=== Dataset excerpt ===
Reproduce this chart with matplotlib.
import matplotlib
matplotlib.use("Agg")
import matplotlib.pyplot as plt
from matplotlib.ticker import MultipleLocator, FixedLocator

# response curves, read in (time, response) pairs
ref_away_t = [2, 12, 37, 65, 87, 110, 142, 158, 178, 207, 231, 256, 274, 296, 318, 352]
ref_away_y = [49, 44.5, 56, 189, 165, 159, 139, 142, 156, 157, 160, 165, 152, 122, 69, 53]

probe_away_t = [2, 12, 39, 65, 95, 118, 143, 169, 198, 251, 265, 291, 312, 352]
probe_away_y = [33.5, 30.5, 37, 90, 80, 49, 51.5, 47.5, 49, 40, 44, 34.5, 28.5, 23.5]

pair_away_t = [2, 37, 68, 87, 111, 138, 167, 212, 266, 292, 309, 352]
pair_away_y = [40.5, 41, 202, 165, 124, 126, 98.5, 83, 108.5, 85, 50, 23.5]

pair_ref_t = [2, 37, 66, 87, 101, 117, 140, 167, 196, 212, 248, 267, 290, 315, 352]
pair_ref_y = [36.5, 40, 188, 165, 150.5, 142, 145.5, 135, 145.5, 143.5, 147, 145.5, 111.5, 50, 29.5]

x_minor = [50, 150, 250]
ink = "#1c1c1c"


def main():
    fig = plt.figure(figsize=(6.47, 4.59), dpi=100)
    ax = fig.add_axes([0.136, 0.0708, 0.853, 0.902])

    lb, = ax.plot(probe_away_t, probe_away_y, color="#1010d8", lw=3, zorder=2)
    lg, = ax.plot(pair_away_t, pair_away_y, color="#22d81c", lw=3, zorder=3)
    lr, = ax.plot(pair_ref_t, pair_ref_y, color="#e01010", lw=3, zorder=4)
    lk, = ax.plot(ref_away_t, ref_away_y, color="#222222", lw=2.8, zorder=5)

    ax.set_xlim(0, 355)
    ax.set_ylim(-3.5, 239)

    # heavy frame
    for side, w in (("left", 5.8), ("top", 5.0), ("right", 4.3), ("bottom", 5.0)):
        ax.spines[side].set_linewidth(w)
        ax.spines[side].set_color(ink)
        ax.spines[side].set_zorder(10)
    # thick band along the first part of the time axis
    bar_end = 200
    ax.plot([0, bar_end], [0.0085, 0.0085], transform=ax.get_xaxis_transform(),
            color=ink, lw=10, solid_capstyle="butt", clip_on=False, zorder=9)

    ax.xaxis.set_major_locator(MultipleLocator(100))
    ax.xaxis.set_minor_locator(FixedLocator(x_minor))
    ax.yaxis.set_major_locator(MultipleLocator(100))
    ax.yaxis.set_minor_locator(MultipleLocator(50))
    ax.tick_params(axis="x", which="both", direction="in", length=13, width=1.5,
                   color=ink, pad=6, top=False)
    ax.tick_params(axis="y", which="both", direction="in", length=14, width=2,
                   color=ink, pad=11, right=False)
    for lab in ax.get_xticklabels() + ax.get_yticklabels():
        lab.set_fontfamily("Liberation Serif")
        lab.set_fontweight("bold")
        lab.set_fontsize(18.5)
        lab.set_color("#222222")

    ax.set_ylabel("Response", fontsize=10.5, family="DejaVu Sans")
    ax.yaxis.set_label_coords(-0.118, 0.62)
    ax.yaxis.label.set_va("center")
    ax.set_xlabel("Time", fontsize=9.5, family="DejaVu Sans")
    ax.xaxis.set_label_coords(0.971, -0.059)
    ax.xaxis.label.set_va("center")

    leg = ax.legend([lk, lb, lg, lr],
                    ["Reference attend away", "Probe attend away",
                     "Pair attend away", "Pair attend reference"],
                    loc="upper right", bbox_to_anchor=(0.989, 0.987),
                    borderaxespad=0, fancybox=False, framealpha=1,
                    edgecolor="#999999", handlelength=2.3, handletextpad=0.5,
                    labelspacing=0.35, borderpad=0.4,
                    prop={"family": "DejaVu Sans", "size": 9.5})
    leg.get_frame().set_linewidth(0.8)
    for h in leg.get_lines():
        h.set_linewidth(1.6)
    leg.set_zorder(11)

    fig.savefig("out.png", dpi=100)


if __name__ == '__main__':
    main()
===
* _Your goal_
Please repeat the listing above in full and exactly.

* _Task output_
Reproduce this chart with matplotlib.
import matplotlib
matplotlib.use("Agg")
import matplotlib.pyplot as plt
from matplotlib.ticker import MultipleLocator, FixedLocator

# response curves, read in (time, response) pairs
ref_away_t = [2, 12, 37, 65, 87, 110, 142, 158, 178, 207, 231, 256, 274, 296, 318, 352]
ref_away_y = [49, 44.5, 56, 189, 165, 159, 139, 142, 156, 157, 160, 165, 152, 122, 69, 53]

probe_away_t = [2, 12, 39, 65, 95, 118, 143, 169, 198, 251, 265, 291, 312, 352]
probe_away_y = [33.5, 30.5, 37, 90, 80, 49, 51.5, 47.5, 49, 40, 44, 34.5, 28.5, 23.5]

pair_away_t = [2, 37, 68, 87, 111, 138, 167, 212, 266, 292, 309, 352]
pair_away_y = [40.5, 41, 202, 165, 124, 126, 98.5, 83, 108.5, 85, 50, 23.5]

pair_ref_t = [2, 37, 66, 87, 101, 117, 140, 167, 196, 212, 248, 267, 290, 315, 352]
pair_ref_y = [36.5, 40, 188, 165, 150.5, 142, 145.5, 135, 145.5, 143.5, 147, 145.5, 111.5, 50, 29.5]

x_minor = [50, 150, 250]
ink = "#1c1c1c"


def main():
    fig = plt.figure(figsize=(6.47, 4.59), dpi=100)
    ax = fig.add_axes([0.136, 0.0708, 0.853, 0.902])

    lb, = ax.plot(probe_away_t, probe_away_y, color="#1010d8", lw=3, zorder=2)
    lg, = ax.plot(pair_away_t, pair_away_y, color="#22d81c", lw=3, zorder=3)
    lr, = ax.plot(pair_ref_t, pair_ref_y, color="#e01010", lw=3, zorder=4)
    lk, = ax.plot(ref_away_t, ref_away_y, color="#222222", lw=2.8, zorder=5)

    ax.set_xlim(0, 355)
    ax.set_ylim(-3.5, 239)

    # heavy frame
    for side, w in (("left", 5.8), ("top", 5.0), ("right", 4.3), ("bottom", 5.0)):
        ax.spines[side].set_linewidth(w)
        ax.spines[side].set_color(ink)
        ax.spines[side].set_zorder(10)
    # thick band along the first part of the time axis
    bar_end = 200
    ax.plot([0, bar_end], [0.0085, 0.0085], transform=ax.get_xaxis_transform(),
            color=ink, lw=10, solid_capstyle="butt", clip_on=False, zorder=9)

    ax.xaxis.set_major_locator(MultipleLocator(100))
    ax.xaxis.set_minor_locator(FixedLocator(x_minor))
    ax.yaxis.set_major_locator(MultipleLocator(100))
    ax.yaxis.set_minor_locator(MultipleLocator(50))
    ax.tick_params(axis="x", which="both", direction="in", length=13, width=1.5,
                   color=ink, pad=6, top=False)
    ax.tick_params(axis="y", which="both", direction="in", length=14, width=2,
                   color=ink, pad=11, right=False)
    for lab in ax.get_xticklabels() + ax.get_yticklabels():
        lab.set_fontfamily("Liberation Serif")
        lab.set_fontweight("bold")
        lab.set_fontsize(18.5)
        lab.set_color("#222222")

    ax.set_ylabel("Response", fontsize=10.5, family="DejaVu Sans")
    ax.yaxis.set_label_coords(-0.118, 0.62)
    ax.yaxis.label.set_va("center")
    ax.set_xlabel("Time", fontsize=9.5, family="DejaVu Sans")
    ax.xaxis.set_label_coords(0.971, -0.059)
    ax.xaxis.label.set_va("center")

    leg = ax.legend([lk, lb, lg, lr],
                    ["Reference attend away", "Probe attend away",
                     "Pair attend away", "Pair attend reference"],
                    loc="upper right", bbox_to_anchor=(0.989, 0.987),
                    borderaxespad=0, fancybox=False, framealpha=1,
                    edgecolor="#999999", handlelength=2.3, handletextpad=0.5,
                    labelspacing=0.35, borderpad=0.4,
                    prop={"family": "DejaVu Sans", "size": 9.5})
    leg.get_frame().set_linewidth(0.8)
    for h in leg.get_lines():
        h.set_linewidth(1.6)
    leg.set_zorder(11)

    fig.savefig("out.png", dpi=100)


if __name__ == '__main__':
    main()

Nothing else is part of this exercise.